Stakeholders with an interest in restraining certain types of content and conduct seek to co-opt Internet intermediaries as their enforcement agents, using measures such as notice and takedown, network blocking, and other techniques. At the heart of such procedures lie two implicit claims: that the law proscribes certain content or conduct, and that the content or conduct in question does in fact fall within the proscribed category. Both of these claims are in principle capable of refutation: the person responsible for the material or conduct in question may claim either that they are legally entitled to do the thing they are accused of, or that although they wouldnt be entitled to do it, they didnt do it. For example, in a copyright dispute, the publisher may either admit their content is a copy of somebody elses material, but claim legally protected use, or may deny their content is a copy.
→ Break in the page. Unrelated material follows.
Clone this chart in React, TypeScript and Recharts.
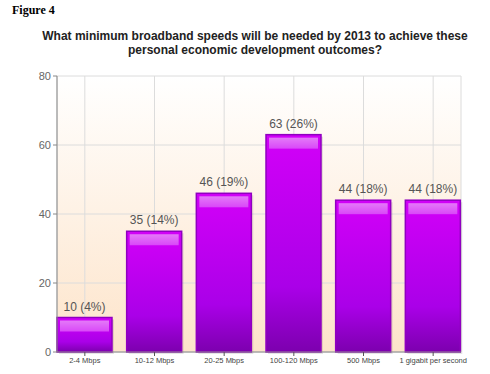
import { BarChart, Bar, XAxis, YAxis, CartesianGrid, LabelList } from 'recharts'

const categories = ['2-4 Mbps', '10-12 Mbps', '20-25 Mbps', '100-120 Mbps', '500 Mbps', '1 gigabit per second']
const counts = [10, 35, 46, 63, 44, 44]
const percents = [4, 14, 19, 26, 18, 18]
const yTicks = [0, 20, 40, 60, 80]

const data = categories.map((name, i) => ({ name, value: counts[i], pct: percents[i] }))

const GlossyBar = (props: any) => {
  const { x, y, width, height } = props
  if (!height || height <= 0) return null
  const hl = Math.min(11, Math.max(height - 8, 0))
  return (
    <g>
      <rect x={x + 2} y={y + 2} width={width} height={height} fill="#000" opacity={0.1} />
      <rect x={x} y={y} width={width} height={height} fill="url(#barFill)" stroke="#9000c0" strokeWidth={1.5} />
      {hl > 0 && <rect x={x + 3} y={y + 3} width={width - 6} height={hl} fill="url(#barShine)" />}
    </g>
  )
}

export default function App() {
  return (
    <div style={{ position: 'absolute', left: 0, top: 0, width: 490, height: 374, background: '#fff', fontFamily: 'Liberation Sans, Arial, sans-serif' }}>
      <div style={{ position: 'absolute', left: 12, top: 3, fontFamily: 'Liberation Serif, Times New Roman, serif', fontWeight: 'bold', fontSize: 12 }}>
        Figure 4
      </div>
      <div style={{ position: 'absolute', left: 0, width: 510, top: 29, textAlign: 'center', fontWeight: 'bold', fontSize: 12, lineHeight: '14px', color: '#222' }}>
        What minimum broadband speeds will be needed by 2013 to achieve these<br />
        personal economic development outcomes?
      </div>
      <BarChart
        width={490}
        height={374}
        data={data}
        margin={{ top: 76, right: 29, bottom: 2, left: 0 }}
        barSize={55}
      >
        <defs>
          <linearGradient id="bgFill" x1="0" y1="0" x2="0" y2="1">
            <stop offset="0%" stopColor="#ffffff" />
            <stop offset="100%" stopColor="#fde4ca" />
          </linearGradient>
          <linearGradient id="barFill" x1="0" y1="0" x2="0" y2="1">
            <stop offset="0%" stopColor="#d200f8" />
            <stop offset="70%" stopColor="#aa00e8" />
            <stop offset="100%" stopColor="#7c00ae" />
          </linearGradient>
          <linearGradient id="barShine" x1="0" y1="0" x2="0" y2="1">
            <stop offset="0%" stopColor="#e47af8" />
            <stop offset="100%" stopColor="#d948f8" />
          </linearGradient>
        </defs>
        <CartesianGrid stroke="#dcdcdc" fill="url(#bgFill)" fillOpacity={1} />
        <XAxis
          dataKey="name"
          height={20}
          padding={{ left: -7, right: -7 }}
          axisLine={{ stroke: '#888' }}
          tickLine={{ stroke: '#555' }}
          tickSize={4}
          tick={{ fontSize: 7.5, fill: '#444' }}
          interval={0}
        />
        <YAxis
          width={57}
          domain={[0, 80]}
          ticks={yTicks}
          axisLine={{ stroke: '#888' }}
          tickLine={{ stroke: '#888' }}
          tickSize={4}
          tick={{ fontSize: 11, fill: '#666' }}
        />
        <Bar dataKey="value" shape={<GlossyBar />} isAnimationActive={false}>
          <LabelList
            dataKey="value"
            position="top"
            content={(p: any) => {
              const { x, y, width, index } = p
              return (
                <text x={x + width / 2} y={y - 7} textAnchor="middle" fontSize={12} fill="#555">
                  {`${counts[index]} (${percents[index]}%)`}
                </text>
              )
            }}
          />
        </Bar>
      </BarChart>
    </div>
  )
}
Internet intermediaries protest that they are unable to evaluate legal defences and factual disputes, leading them to either reject proposals for intervention partnerships with complainant groups (frustrating both those groups and the aspirations of policy-makers to foster non-legislative measures) or assume that all allegations by reputable mass-scale submitters of complaints are well founded (thereby denying one party a fair hearing). Further, the development of intervention procedures through negotiation between Internet intermediaries and regular submitted of complaints lacks structures to support consideration of fundamental rights in general, and the rule of law / due process qualities in adjudication procedures in particular. Structures may not be present to provide systematic assurance that such extra-judicial measures meet essential minimum requirements for transparency, independence, consistency, non-discrimination and other necessary standards. Together, these shortcomings lead to charges of systematic bias in extra-judicial processes for intervention against Internet misuse by Internet intermediaries. This workshop will ask participants to describe what criteria they consider constitute adequate mechanisms for adjudication of disputes and complaints, whether there can be public confidence in processes developed with the input of stakeholders that are themselves one of the parties to complaints, and what structures they recommend be adopted in the design of complaint resolution procedures to respect the legitimate interests of all parties
Agenda of the workshop
- Introductory round
- When is the delegation of enforcement powers to intermediaries suitable/possible?
- Have intermediaries a role in evaluating legal defenses or factual disputes?
- Current procedures for notifying and acting on illegal content hosted by online intermediaries
- To what extent the rule of law and due process help in adjudication procedures?
- What is the impact on Internet users' rights?
- Public confidence: how to avoid losing it?